- Nation’s exports to China swelled in February, Kpler data show
- Flows from Russia are getting more expensive amid competition
According to Bloomberg article published on April 6 , 2023, private refiners in China, the largest crude importer, are snapping up more Iranian oil as competition for supplies from Russia rises.
So-called teapots are prioritizing the flows, with Russian supplies getting more pricey as mainstream buyers such as state-owned Chinese refiners and Indian processors take a greater share, according to analysts and trade data.
In March, China’s imports of Iranian crude and condensate jumped 20% month-on-month to 800,000 barrels a day, and are on track to extend gains in coming months, according to Emma Li, analyst with data intelligence firm Vortexa Ltd.
The shift within China underscores the flux in the global crude market, with more Russian supplies being shipped to Asia as western buyers shun purchases amid the war in Ukraine. While Iranian oil has long been sanctioned by the US, refiners in China have proved to be a consistent outlet.
Analysts tend to rely on ship tracking to monitor such flows as they haven’t shown up in official customs data since June 2022. Some of the flows are rebranded as Malaysian crude.
Most Iranian oil used to go to state-owned refineries but “the private refiners in Shandong especially are now running the show,” said Homayoun Falakshahi, senior crude oil analyst at Kpler, the data and analytics firm.
Iranian oil exports to China rose to almost 1.2 million barrels a day in February, second-highest pace since start of 2017, according to Kpler figures. As it takes at least a month for Iranian exports to reach China, additional cargoes may show up in China’s imports in March and April.
Iranian oil for May arrival is being sold at about $12-a-barrel discount to ICE Brent on a delivered basis, while Russia’s Urals is being offered at no more than $10 below the same benchmark and ESPO at a discount of $6 a barrel discount. Given that disparity, teapots are choosing Iranian oil over Russian supplies, according to traders who participate in the market.

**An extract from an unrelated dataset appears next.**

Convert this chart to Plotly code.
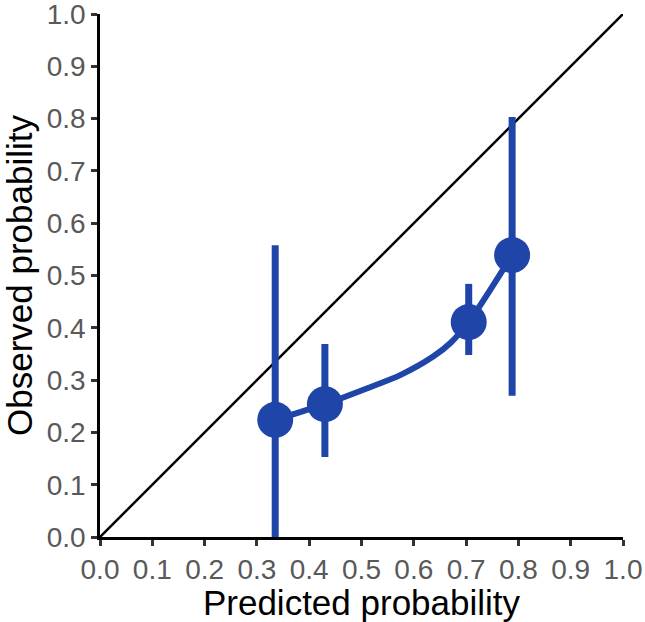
import plotly.graph_objects as go

# Data
pred = [0.335, 0.430, 0.705, 0.788]
obs = [0.224, 0.254, 0.411, 0.539]
ci_low = [0.000, 0.153, 0.348, 0.270]
ci_high = [0.558, 0.369, 0.484, 0.803]

curve_x = [0.335, 0.43, 0.51, 0.575, 0.637, 0.67, 0.705, 0.788]
curve_y = [0.224, 0.254, 0.284, 0.310, 0.345, 0.371, 0.411, 0.539]

ticks = [i / 10 for i in range(11)]
tick_text = [f"{t:.1f}" for t in ticks]

blue = "#1f45a9"

fig = go.Figure()
fig.add_trace(go.Scatter(x=[0, 1], y=[0, 1], mode="lines",
                         line=dict(color="black", width=2.5), showlegend=False))
fig.add_trace(go.Scatter(
    x=pred, y=obs, mode="markers",
    marker=dict(size=0.1, color=blue, opacity=1),
    error_y=dict(type="data", symmetric=False,
                 array=[h - o for h, o in zip(ci_high, obs)],
                 arrayminus=[o - l for o, l in zip(obs, ci_low)],
                 width=0, thickness=7, color=blue),
    showlegend=False))
fig.add_trace(go.Scatter(x=curve_x, y=curve_y, mode="lines",
                         line=dict(color=blue, width=6, shape="spline", smoothing=0.8),
                         showlegend=False))
fig.add_trace(go.Scatter(x=pred, y=obs, mode="markers",
                         marker=dict(size=36, color=blue, line=dict(width=0)),
                         showlegend=False))

axis_common = dict(
    range=[0, 1], tickvals=ticks, ticktext=tick_text, automargin=False,
    ticklabeloverflow="allow",
    showgrid=False, zeroline=False, showline=True, linecolor="black", linewidth=2.5,
    ticks="outside", ticklen=6, tickwidth=2.5, tickcolor="#333333",
    tickfont=dict(family="Liberation Sans, Arial", size=28, color="#595959"),
    title_font=dict(family="Liberation Sans, Arial", size=35, color="black"),
)

fig.update_xaxes(**axis_common, title_text="Predicted probability", title_standoff=8)
fig.update_yaxes(**axis_common, title_text="Observed probability", title_standoff=8)

fig.update_layout(
    width=645, height=622,
    margin=dict(l=100, r=22, t=14, b=85),
    plot_bgcolor="white", paper_bgcolor="white",
)

fig.write_html("out.html")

Independent refiners in Shandong, which account for 20% of China’s refining capacity, or about 3.7 million barrels a day, are almost solely relying on sanctioned oil due to its deep discounts. Supplies from Iran, Russia, and Venezuela compete for sales to users in the province.
Chinese majors and Indian refiners are increasingly scrambling for Russian ESPO crude, which used to be the teapots’ long-time favorite grade, according to Vortexa’s Li. That means Iranian crude and condensate will continue to expand market share among the teapots, she said.